Andropov podía haber tenido a su alcance un arma muchísimo más peligrosa que la pistola torpemente disparada por Alí Agca. Con un poco de pericia, el KGB podría haber tenido en sus manos un veneno mortal para el prestigio de la Iglesia católica en el mundo. Bastaba con fisgar en los archivos de algunas diócesis. Bastaba con calentar algunas denuncias públicas. Bastaba con incentivar la presentación de algunas demandas por parte de abogados dispuestos al riesgo. Y no lo hizo.
¿Por qué no lo hizo? Porque no podía. ¿Y por qué no podía? Porque el mundo era otro. Aún en el supuesto de haber accedido a la información –entonces cerrada bajo siete llaves– sobre las conductas abusivas de algunos sacerdotes y religiosos, ni el KGB ni ningún otro servicio de su órbita estaba en condiciones de propiciar un escándalo a escala mundial. Porque el mundo era otro.
El mundo de la guerra fría fue un cuadro de tensiones organizado en vertical. Apenas había ordenadores. La única red era la de la telefonía con hilos. En ambos bloques imperaba la lógica de la fábrica: las piezas de abajo obedecían a las de arriba. En un mundo aún claramente jerarquizado, la Iglesia católica tenía un poder de disuasión muy superior al actual. Y desde 1980, tras la elección de Ronald Reagan como presidente de Estados Unidos, quedó clara la novísima alianza entre Roma y Washington. Reagan y Wojtyla, dos hombres con un gran sentido de la escena, se apreciaron y se admiraron mutuamente. Ambos disponían de una información precisa sobre la creciente debilidad del bloque soviético. Y ambos quisieron rematarlo. Tras el fallido atentado de Roma, Juan Pablo II devino un héroe mundial. Ninguna denuncia sobre algún lóbrego asunto podía hacerle daño. El mundo era otro.

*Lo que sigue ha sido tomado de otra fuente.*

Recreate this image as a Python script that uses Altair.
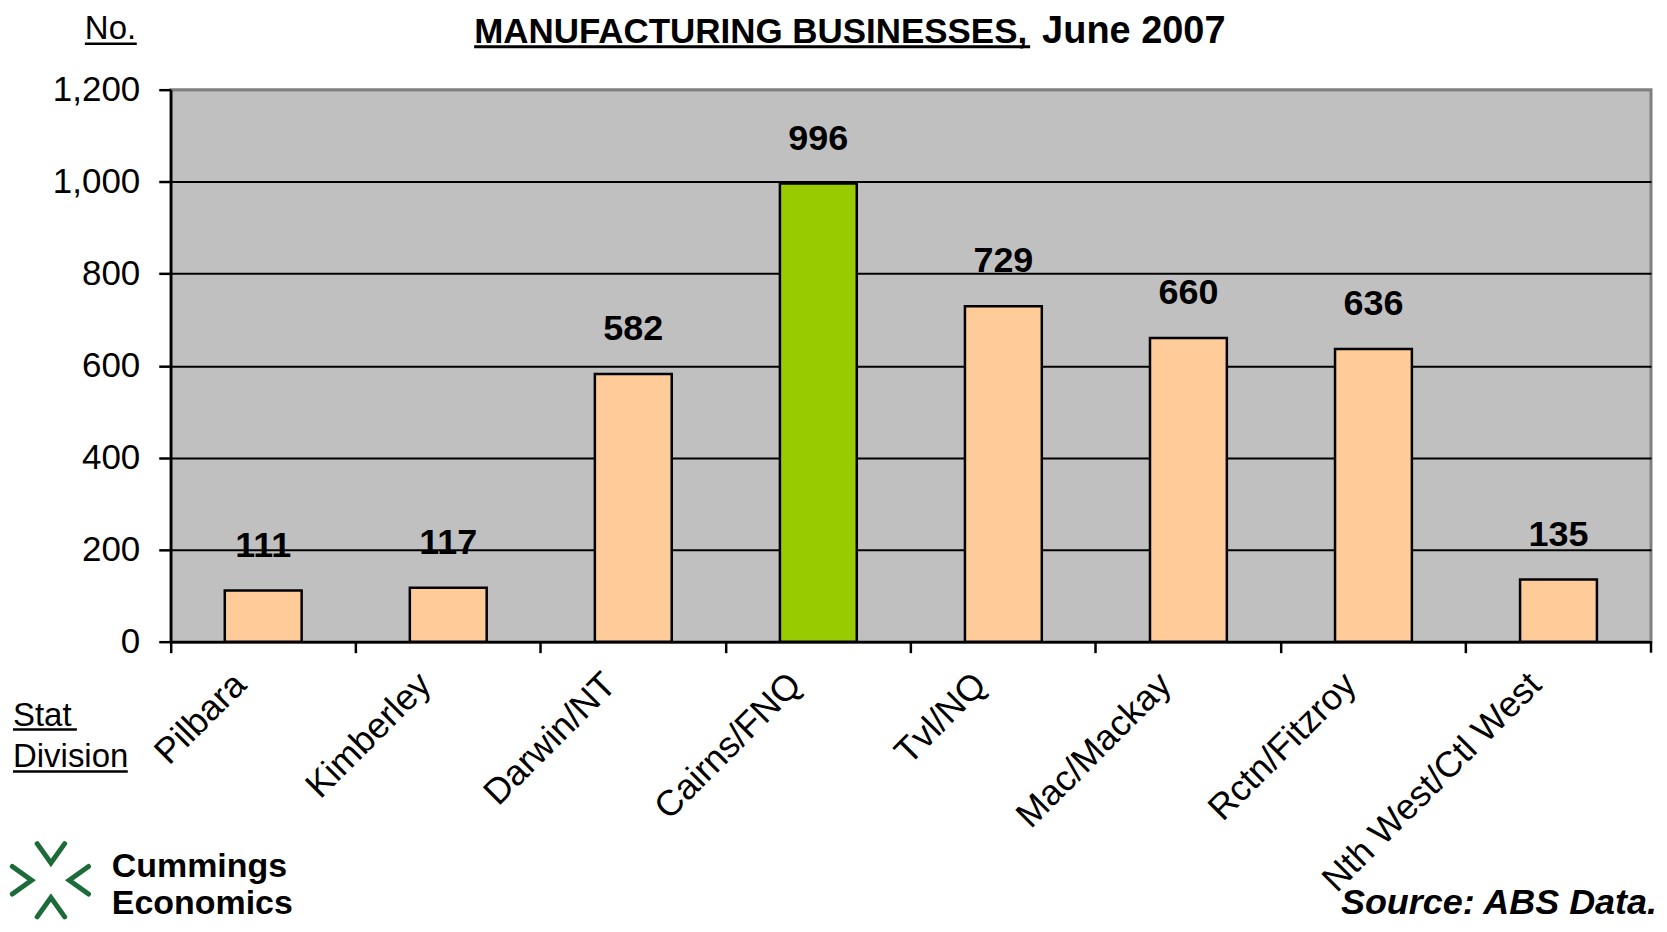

El fuerte impacto que hoy están teniendo esas denuncias nos explica hasta qué punto el mundo ha cambiado en los últimos treinta años. La Iglesia católica, aún conservando importantes cotas de influencia, es hoy menos temida. La Iglesia se ha alejado del Imperio. El primero en hacerlo fue el propio Papa Wojtyla cuando se negó a bendecir la guerra del Golfo en 1991.Y doce años después, se opuso a la invasión de Iraq. Algunos católicos creen que la sobreexplotación mediática de los casos de abuso sexual en la Iglesia es el precio que paga Roma por haber dicho no a los dos Bush (padre e hijo) y a sus amigos de Israel. Quizás sea una explicación demasiado simple. Más cosas han cambiado. Existe la red. Existe una nueva cultura popular de la queja. Y hay más abogados dispuestos a presentar querellas. El mundo es otro.